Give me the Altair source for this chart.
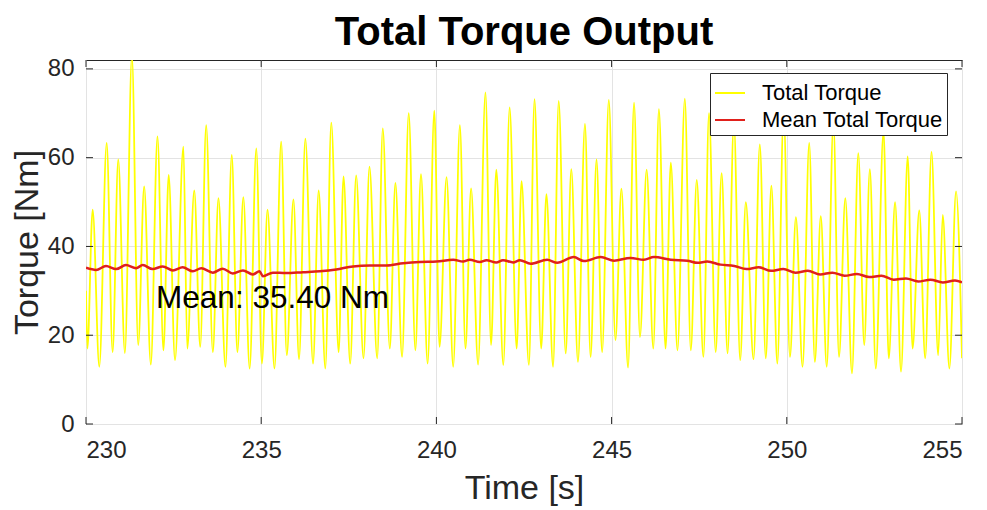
import altair as alt
import pandas as pd

# ---- data ----
torque_t = [230.00, 230.04, 230.19, 230.38, 230.59, 230.76, 230.92, 231.11, 231.31, 231.49,
            231.66, 231.85, 232.04, 232.21, 232.36, 232.54, 232.78, 232.89, 233.09, 233.26,
            233.43, 233.62, 233.78, 233.98, 234.16, 234.32, 234.49, 234.67, 234.86, 235.02,
            235.18, 235.38, 235.57, 235.73, 235.92, 236.08, 236.26, 236.48, 236.64, 236.83,
            237.00, 237.21, 237.35, 237.54, 237.71, 237.92, 238.09, 238.31, 238.47, 238.67,
            238.83, 239.02, 239.21, 239.40, 239.56, 239.75, 239.94, 240.09, 240.29, 240.48,
            240.67, 240.83, 240.99, 241.19, 241.40, 241.56, 241.71, 241.91, 242.09, 242.29,
            242.43, 242.64, 242.80, 242.99, 243.14, 243.33, 243.49, 243.69, 243.85, 244.04,
            244.24, 244.40, 244.57, 244.73, 244.92, 245.11, 245.28, 245.47, 245.64, 245.81,
            246.00, 246.19, 246.35, 246.54, 246.69, 246.88, 247.09, 247.26, 247.43, 247.62,
            247.78, 247.97, 248.14, 248.31, 248.49, 248.67, 248.83, 249.05, 249.23, 249.40,
            249.56, 249.73, 249.91, 250.09, 250.26, 250.45, 250.64, 250.80, 250.97, 251.14,
            251.33, 251.49, 251.67, 251.86, 252.04, 252.21, 252.37, 252.54, 252.76, 252.91,
            253.09, 253.26, 253.45, 253.59, 253.78, 253.95, 254.13, 254.32, 254.45, 254.64,
            254.83, 255.00]
torque_v = [30.0, 17.0, 48.3, 12.9, 63.3, 16.2, 59.6, 16.0, 83.0, 17.8,
            53.5, 13.4, 64.8, 16.6, 56.1, 14.4, 62.5, 17.0, 52.6, 17.4,
            67.3, 16.2, 50.9, 12.9, 60.6, 16.2, 51.1, 12.5, 62.1, 13.6,
            48.3, 12.5, 63.6, 15.5, 50.6, 14.6, 64.3, 13.6, 52.6, 12.5,
            67.9, 16.2, 55.8, 13.6, 56.0, 14.8, 58.0, 14.8, 66.6, 17.0,
            54.3, 15.1, 70.0, 16.6, 56.3, 13.6, 70.6, 17.4, 55.6, 12.9,
            67.3, 17.0, 53.1, 13.4, 74.7, 17.8, 57.3, 13.3, 71.3, 17.0,
            54.7, 13.3, 73.2, 17.0, 51.8, 12.9, 72.8, 15.9, 57.4, 14.0,
            67.6, 15.1, 59.6, 16.2, 73.0, 18.9, 53.0, 12.7, 72.4, 19.6,
            57.3, 17.0, 70.9, 17.0, 58.9, 16.6, 73.3, 16.6, 55.0, 15.1,
            70.0, 16.2, 56.5, 15.9, 68.0, 14.4, 50.0, 14.6, 63.0, 14.8,
            53.7, 13.6, 70.0, 15.1, 46.6, 12.9, 63.3, 14.0, 46.8, 12.9,
            68.0, 15.1, 50.9, 11.4, 61.0, 17.8, 57.4, 12.5, 66.0, 14.8,
            50.0, 11.8, 60.3, 17.0, 48.1, 14.8, 61.3, 15.5, 47.1, 12.5,
            52.4, 14.8]

mean_t = [230.00, 230.29, 230.57, 230.86, 231.14, 231.43, 231.62, 231.90, 232.19, 232.48,
          232.76, 233.05, 233.29, 233.62, 233.90, 234.19, 234.48, 234.76, 234.95, 235.05,
          235.33, 235.71, 236.19, 236.67, 237.14, 237.62, 238.10, 238.57, 239.05, 239.52,
          240.00, 240.48, 240.76, 240.95, 241.24, 241.43, 241.71, 241.90, 242.19, 242.38,
          242.69, 243.16, 243.45, 243.92, 244.21, 244.69, 245.07, 245.54, 245.92, 246.21,
          246.69, 247.16, 247.45, 247.73, 248.11, 248.50, 248.85, 249.20, 249.55, 249.90,
          250.25, 250.60, 250.95, 251.30, 251.65, 252.00, 252.35, 252.70, 253.05, 253.40,
          253.75, 254.10, 254.45, 254.80, 255.00]
mean_v = [35.2, 34.7, 35.6, 34.9, 35.8, 35.1, 35.8, 34.9, 35.5, 34.6,
          35.3, 34.4, 35.1, 34.1, 35.0, 33.9, 34.6, 33.7, 34.4, 33.3,
          34.1, 34.0, 34.2, 34.4, 34.8, 35.5, 35.7, 35.7, 36.2, 36.5,
          36.6, 37.0, 36.6, 37.0, 36.5, 36.9, 36.4, 36.9, 36.4, 36.9,
          36.1, 37.0, 36.3, 37.6, 36.7, 37.6, 36.8, 37.4, 37.0, 37.6,
          37.0, 36.8, 36.3, 36.6, 35.9, 35.6, 34.9, 35.3, 34.5, 34.9,
          34.1, 34.5, 33.7, 34.1, 33.4, 33.8, 33.1, 33.4, 32.5, 32.8,
          32.1, 32.5, 31.9, 32.3, 31.9]

series_names = ["Total Torque", "Mean Total Torque"]
series_colors = ["#ffff00", "#e0201b"]

x_ticks = [230, 235, 240, 245, 250, 255]
y_ticks = [0, 20, 40, 60, 80]

annot_t = [232.0]
annot_v = [28.2]
annot_text = ["Mean: 35.40 Nm"]

FONT = "Liberation Sans"

torque_df = pd.DataFrame({"t": torque_t, "v": torque_v, "series": series_names[0]})
mean_df = pd.DataFrame({"t": mean_t, "v": mean_v, "series": series_names[1]})
annot_df = pd.DataFrame({"t": annot_t, "v": annot_v, "label": annot_text})
xt_df = pd.DataFrame({"t": x_ticks})
yt_df = pd.DataFrame({"v": y_ticks})

x_scale = alt.Scale(domain=[230, 255], nice=False, zero=False)
y_scale = alt.Scale(domain=[0, 82], nice=False)
color_scale = alt.Scale(domain=series_names, range=series_colors)

x_enc = alt.X("t:Q", scale=x_scale,
              axis=alt.Axis(title="Time [s]", values=x_ticks, format="d", grid=True,
                            ticks=False, labelPadding=14, titleY=64, titleBaseline="middle"))
y_enc = alt.Y("v:Q", scale=y_scale,
              axis=alt.Axis(title="Torque [Nm]", values=y_ticks, grid=True,
                            ticks=False, labelPadding=12, titleX=-59, titleY=182,
                            titleBaseline="middle", titleAlign="center"))

color_enc = alt.Color("series:N", scale=color_scale,
                      legend=alt.Legend(title=None, orient="none", legendX=624, legendY=13,
                                        fillColor="white", strokeColor="#262626",
                                        padding=4, symbolType="stroke", symbolSize=900,
                                        symbolStrokeWidth=2, labelFontSize=22, labelFont=FONT,
                                        labelColor="#000000", labelOffset=16, rowPadding=0,
                                        labelLimit=300))

yellow = alt.Chart(torque_df).mark_line(strokeWidth=1.8, interpolate="monotone", clip=True).encode(
    x=x_enc, y=y_enc, color=color_enc)
red = alt.Chart(mean_df).mark_line(strokeWidth=2.5, interpolate="monotone", clip=True).encode(
    x="t:Q", y="v:Q", color=alt.Color("series:N", scale=color_scale))

annot = alt.Chart(annot_df).mark_text(align="left", baseline="middle", fontSize=31.5, font=FONT,
                                      color="black").encode(x="t:Q", y="v:Q", text="label:N")

# inward tick marks (MATLAB style), bottom/top and left/right
tick_len = 7
xb = alt.Chart(xt_df).mark_rule(color="#262626", strokeWidth=1).encode(
    x="t:Q", y=alt.value(364), y2=alt.value(364 - tick_len))
xtp = alt.Chart(xt_df).mark_rule(color="#262626", strokeWidth=1).encode(
    x="t:Q", y=alt.value(0), y2=alt.value(tick_len))
yl = alt.Chart(yt_df).mark_rule(color="#262626", strokeWidth=1).encode(
    y="v:Q", x=alt.value(0), x2=alt.value(tick_len))
yr = alt.Chart(yt_df).mark_rule(color="#262626", strokeWidth=1).encode(
    y="v:Q", x=alt.value(876), x2=alt.value(876 - tick_len))

chart = alt.layer(yellow, red, annot, xb, xtp, yl, yr).properties(
    width=876, height=364,
    background="white",
    title=alt.TitleParams("Total Torque Output", fontSize=40, fontWeight="bold", font=FONT,
                          color="#000000", anchor="middle", offset=4),
    autosize=alt.AutoSizeParams(type="none"),
    padding={"left": 78, "top": 52, "right": 17, "bottom": 86},
).configure_view(stroke="#262626", strokeWidth=1).configure_axis(
    labelFont=FONT, labelFontSize=24, labelColor="#262626", titleFont=FONT, titleFontSize=34,
    titleFontWeight="normal", titleColor="#262626", gridColor="#e3e3e3", gridWidth=1,
    domain=False
)

chart.save("out.html", embed_options={"renderer": "svg", "actions": False})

· · ·

=== Description of the task ===
Restate, line by line and word for word, everything from the top of the material through the line that contains "import pandas as pd". Leave pictures out.

=== The response ===
Give me the Altair source for this chart.
import altair as alt
import pandas as pd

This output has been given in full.